Moreover, the money could have been spent on developing an indigenous services sector to facilitate exploration — the cost of drilling a well in India is twice as high as in the US because of the lack of supporting services.
The government has so far released just Rs 902.4 crore of the cess collected of close to Rs 1.10 lakh crore and starting 1992-93, no funds have been allocated to OIDB. “Even this Rs 900 crore is lying in bank deposits,”said an oil company official in the know.
The oil cess of Rs 4,500 per tonne — hiked from Rs 2,500 per tonne in the last fiscal — under the OIDB Act is applicable only to blocks or acreages given before the New Exploration Licensing Policy regime to nominated national oil companies (NOCs) where the licensee is one of the NOCs. The cess is not levied on production from NELP blocks..
The affected parties are public sector majors ONGC and Oil India Limited (OIL), which hold nomination and pre-NELP blocks. Cairn India is the only private company that is paying a cess as a contractor under a pre-NELP block in Rajasthan.
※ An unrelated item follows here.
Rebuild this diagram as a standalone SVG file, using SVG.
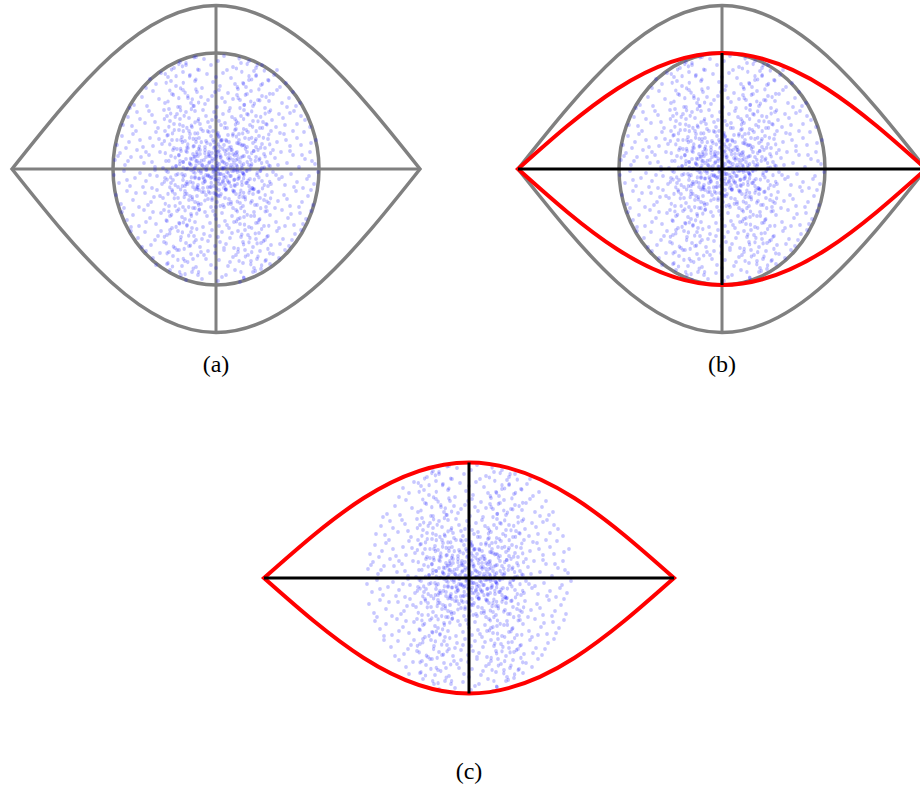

In 2012-13, ONGC contributed Rs 9,997 crore while Cairn paid Rs 2,808 crore and OIL around Rs 1,800 crore.
The Comptroller and Auditor General of India, in its audit report on the accounts of the OIDB for the year ended March 31, 2012, pointed out that the government failing to transfer the cess to OIDB is not in conformity with the objective of the establishment of OIDB and levy of excise duty under the provisions of the OID Act 1974.